*EXERCISE OBJECTIVE:*
Only the lines from the line containing "Recreate this image" to the line containing "path=d, fillcolor=color, line=dict(width=0))", with both of those lines, are to be repeated exactly. Leave the images out.
------ DATA TO USE ------
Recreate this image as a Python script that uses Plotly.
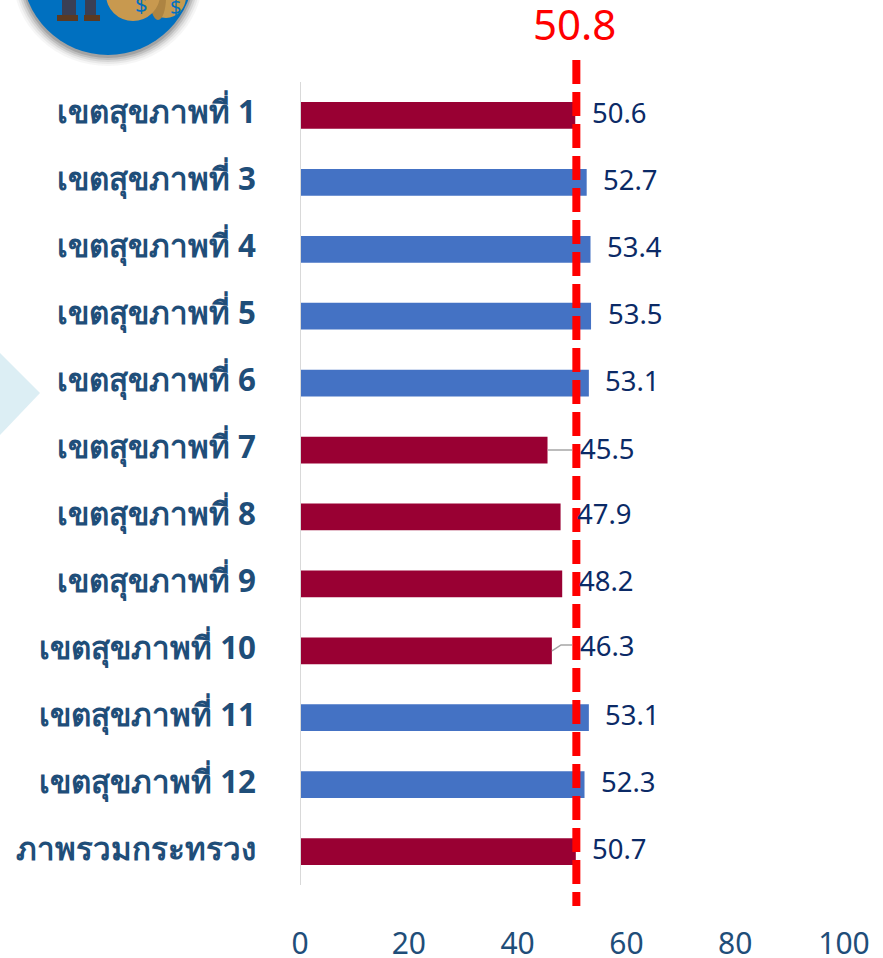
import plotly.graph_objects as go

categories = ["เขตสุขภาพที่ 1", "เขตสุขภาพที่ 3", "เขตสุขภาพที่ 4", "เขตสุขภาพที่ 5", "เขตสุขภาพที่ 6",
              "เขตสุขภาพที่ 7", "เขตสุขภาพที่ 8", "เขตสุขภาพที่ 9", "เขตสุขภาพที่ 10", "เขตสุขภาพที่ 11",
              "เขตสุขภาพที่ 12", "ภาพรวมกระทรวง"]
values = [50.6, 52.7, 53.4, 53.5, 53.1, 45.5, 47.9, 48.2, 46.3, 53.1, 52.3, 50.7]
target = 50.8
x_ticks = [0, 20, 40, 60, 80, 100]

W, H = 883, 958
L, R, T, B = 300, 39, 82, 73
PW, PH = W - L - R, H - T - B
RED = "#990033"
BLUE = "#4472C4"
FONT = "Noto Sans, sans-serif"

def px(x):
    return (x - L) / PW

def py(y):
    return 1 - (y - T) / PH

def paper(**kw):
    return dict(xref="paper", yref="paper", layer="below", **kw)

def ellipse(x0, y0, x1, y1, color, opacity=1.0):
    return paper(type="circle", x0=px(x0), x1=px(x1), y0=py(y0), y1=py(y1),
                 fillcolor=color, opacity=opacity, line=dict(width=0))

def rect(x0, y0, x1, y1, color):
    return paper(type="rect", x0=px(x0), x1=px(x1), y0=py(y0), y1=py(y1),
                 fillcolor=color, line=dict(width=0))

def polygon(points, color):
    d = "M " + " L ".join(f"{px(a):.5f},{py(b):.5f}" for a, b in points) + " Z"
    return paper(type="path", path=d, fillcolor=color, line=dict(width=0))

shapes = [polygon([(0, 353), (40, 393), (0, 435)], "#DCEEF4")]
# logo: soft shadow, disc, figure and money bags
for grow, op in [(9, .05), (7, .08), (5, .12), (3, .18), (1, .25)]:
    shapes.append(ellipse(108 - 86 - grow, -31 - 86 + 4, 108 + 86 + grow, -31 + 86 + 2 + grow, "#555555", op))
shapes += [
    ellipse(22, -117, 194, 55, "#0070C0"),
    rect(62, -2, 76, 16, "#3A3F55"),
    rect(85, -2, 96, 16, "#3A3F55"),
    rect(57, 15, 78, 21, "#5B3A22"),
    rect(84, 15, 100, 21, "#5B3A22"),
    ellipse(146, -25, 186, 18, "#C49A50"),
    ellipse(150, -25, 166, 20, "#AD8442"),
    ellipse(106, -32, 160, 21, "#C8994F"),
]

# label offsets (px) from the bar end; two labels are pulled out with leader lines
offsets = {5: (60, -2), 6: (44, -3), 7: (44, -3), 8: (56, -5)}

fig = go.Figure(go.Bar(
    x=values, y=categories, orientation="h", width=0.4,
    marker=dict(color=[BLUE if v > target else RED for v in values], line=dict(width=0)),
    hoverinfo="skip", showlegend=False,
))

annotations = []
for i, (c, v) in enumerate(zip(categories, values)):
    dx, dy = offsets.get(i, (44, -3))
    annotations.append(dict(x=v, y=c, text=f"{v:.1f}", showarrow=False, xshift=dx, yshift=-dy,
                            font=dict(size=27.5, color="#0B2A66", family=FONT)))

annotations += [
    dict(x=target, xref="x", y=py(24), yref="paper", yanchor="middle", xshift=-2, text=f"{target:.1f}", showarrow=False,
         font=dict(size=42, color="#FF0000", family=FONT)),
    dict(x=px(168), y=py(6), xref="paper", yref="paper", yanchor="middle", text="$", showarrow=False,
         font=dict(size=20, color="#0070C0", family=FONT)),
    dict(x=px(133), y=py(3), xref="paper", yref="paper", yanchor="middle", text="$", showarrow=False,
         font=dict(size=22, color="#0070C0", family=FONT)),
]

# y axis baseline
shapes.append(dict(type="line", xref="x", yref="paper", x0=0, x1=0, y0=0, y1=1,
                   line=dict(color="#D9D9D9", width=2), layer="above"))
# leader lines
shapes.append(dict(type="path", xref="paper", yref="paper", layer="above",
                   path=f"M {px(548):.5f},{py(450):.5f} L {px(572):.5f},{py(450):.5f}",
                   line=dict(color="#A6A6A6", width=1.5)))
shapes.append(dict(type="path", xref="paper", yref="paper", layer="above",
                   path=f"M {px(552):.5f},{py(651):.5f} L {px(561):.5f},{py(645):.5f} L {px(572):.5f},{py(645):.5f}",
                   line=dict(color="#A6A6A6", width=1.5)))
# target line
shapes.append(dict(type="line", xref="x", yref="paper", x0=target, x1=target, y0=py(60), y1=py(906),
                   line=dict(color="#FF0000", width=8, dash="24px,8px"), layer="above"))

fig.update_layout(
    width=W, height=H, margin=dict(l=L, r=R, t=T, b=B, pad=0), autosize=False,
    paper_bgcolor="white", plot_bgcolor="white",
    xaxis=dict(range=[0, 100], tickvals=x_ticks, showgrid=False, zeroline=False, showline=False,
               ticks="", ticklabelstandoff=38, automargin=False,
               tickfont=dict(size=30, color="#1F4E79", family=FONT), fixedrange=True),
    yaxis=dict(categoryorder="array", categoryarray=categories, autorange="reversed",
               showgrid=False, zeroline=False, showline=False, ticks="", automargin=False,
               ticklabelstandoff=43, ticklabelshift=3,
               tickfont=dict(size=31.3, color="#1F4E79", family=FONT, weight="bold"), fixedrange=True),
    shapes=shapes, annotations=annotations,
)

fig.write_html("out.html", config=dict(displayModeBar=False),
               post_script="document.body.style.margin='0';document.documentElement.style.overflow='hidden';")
------
------ DATA TO USE ------
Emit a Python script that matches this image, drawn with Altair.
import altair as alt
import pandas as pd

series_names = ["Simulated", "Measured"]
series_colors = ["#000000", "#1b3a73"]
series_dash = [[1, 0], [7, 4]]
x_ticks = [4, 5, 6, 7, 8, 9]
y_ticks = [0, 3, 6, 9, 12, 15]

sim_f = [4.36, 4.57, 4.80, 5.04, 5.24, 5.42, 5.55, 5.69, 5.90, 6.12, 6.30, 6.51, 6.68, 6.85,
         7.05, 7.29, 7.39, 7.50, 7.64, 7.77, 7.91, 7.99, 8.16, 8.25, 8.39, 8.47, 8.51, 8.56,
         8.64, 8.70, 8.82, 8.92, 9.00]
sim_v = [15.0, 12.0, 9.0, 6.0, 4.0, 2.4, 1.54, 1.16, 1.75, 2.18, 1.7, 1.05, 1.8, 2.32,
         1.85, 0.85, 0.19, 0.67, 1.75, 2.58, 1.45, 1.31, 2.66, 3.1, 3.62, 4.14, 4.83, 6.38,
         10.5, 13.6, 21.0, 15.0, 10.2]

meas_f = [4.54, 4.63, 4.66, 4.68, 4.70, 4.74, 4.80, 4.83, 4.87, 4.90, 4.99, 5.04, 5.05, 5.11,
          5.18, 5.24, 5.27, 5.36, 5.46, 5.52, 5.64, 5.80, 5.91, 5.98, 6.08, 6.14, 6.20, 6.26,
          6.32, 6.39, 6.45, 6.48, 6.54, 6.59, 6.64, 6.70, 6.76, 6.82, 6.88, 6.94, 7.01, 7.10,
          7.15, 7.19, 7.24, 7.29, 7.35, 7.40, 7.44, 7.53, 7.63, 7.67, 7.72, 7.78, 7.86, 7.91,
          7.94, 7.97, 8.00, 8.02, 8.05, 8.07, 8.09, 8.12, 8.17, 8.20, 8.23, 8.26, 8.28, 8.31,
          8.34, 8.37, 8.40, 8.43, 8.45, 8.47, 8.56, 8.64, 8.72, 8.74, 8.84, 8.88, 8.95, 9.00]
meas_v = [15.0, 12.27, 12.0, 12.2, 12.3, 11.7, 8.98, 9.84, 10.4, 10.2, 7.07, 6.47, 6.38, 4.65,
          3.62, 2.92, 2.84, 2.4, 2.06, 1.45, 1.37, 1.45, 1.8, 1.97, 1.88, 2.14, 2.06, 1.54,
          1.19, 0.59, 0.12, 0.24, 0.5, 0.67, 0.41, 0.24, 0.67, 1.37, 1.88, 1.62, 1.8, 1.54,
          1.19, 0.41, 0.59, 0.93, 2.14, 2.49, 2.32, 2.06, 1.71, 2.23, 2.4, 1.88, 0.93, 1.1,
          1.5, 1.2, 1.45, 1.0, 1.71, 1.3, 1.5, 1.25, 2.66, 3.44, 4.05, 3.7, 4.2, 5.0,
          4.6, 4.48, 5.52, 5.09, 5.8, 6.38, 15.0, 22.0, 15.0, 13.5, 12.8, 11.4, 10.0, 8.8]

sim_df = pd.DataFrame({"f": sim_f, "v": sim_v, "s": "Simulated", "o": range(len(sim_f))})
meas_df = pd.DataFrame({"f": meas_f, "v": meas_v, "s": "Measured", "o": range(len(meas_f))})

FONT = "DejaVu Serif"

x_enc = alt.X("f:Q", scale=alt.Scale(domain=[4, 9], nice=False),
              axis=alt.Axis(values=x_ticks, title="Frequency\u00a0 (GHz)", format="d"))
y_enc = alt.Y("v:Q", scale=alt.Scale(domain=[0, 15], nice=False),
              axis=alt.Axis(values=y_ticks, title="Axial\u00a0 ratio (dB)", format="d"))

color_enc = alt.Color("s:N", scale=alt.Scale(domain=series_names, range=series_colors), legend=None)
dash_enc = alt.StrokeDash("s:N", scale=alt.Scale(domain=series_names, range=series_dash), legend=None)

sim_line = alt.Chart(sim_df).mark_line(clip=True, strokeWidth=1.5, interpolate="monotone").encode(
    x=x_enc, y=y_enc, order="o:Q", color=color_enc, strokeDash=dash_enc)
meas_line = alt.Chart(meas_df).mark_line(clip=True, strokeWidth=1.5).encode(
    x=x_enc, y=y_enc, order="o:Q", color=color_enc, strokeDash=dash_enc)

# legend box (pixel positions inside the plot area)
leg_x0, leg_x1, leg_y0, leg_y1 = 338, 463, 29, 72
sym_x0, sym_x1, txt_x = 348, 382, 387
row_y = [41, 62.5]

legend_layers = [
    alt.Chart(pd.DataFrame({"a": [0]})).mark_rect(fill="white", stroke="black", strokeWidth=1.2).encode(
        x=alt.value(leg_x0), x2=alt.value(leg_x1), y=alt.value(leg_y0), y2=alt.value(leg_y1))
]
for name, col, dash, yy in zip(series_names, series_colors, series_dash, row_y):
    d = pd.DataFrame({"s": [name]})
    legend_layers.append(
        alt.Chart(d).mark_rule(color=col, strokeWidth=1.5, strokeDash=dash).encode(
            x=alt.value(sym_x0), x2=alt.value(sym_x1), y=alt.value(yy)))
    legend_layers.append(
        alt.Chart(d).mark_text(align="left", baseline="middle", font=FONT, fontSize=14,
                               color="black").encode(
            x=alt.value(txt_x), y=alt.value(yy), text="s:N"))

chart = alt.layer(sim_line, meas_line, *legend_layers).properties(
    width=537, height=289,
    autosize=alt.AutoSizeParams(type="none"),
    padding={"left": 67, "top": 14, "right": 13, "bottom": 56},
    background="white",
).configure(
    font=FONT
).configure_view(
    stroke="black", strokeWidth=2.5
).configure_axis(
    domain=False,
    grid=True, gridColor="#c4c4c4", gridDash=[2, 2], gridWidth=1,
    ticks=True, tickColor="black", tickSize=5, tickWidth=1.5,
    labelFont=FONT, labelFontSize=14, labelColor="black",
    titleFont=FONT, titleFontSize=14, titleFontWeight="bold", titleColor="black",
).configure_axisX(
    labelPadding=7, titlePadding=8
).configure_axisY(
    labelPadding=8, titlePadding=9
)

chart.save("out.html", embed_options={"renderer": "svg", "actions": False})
------
*OUTPUT OF THE TASK:*
Recreate this image as a Python script that uses Plotly.
import plotly.graph_objects as go

categories = ["เขตสุขภาพที่ 1", "เขตสุขภาพที่ 3", "เขตสุขภาพที่ 4", "เขตสุขภาพที่ 5", "เขตสุขภาพที่ 6",
              "เขตสุขภาพที่ 7", "เขตสุขภาพที่ 8", "เขตสุขภาพที่ 9", "เขตสุขภาพที่ 10", "เขตสุขภาพที่ 11",
              "เขตสุขภาพที่ 12", "ภาพรวมกระทรวง"]
values = [50.6, 52.7, 53.4, 53.5, 53.1, 45.5, 47.9, 48.2, 46.3, 53.1, 52.3, 50.7]
target = 50.8
x_ticks = [0, 20, 40, 60, 80, 100]

W, H = 883, 958
L, R, T, B = 300, 39, 82, 73
PW, PH = W - L - R, H - T - B
RED = "#990033"
BLUE = "#4472C4"
FONT = "Noto Sans, sans-serif"

def px(x):
    return (x - L) / PW

def py(y):
    return 1 - (y - T) / PH

def paper(**kw):
    return dict(xref="paper", yref="paper", layer="below", **kw)

def ellipse(x0, y0, x1, y1, color, opacity=1.0):
    return paper(type="circle", x0=px(x0), x1=px(x1), y0=py(y0), y1=py(y1),
                 fillcolor=color, opacity=opacity, line=dict(width=0))

def rect(x0, y0, x1, y1, color):
    return paper(type="rect", x0=px(x0), x1=px(x1), y0=py(y0), y1=py(y1),
                 fillcolor=color, line=dict(width=0))

def polygon(points, color):
    d = "M " + " L ".join(f"{px(a):.5f},{py(b):.5f}" for a, b in points) + " Z"
    return paper(type="path", path=d, fillcolor=color, line=dict(width=0))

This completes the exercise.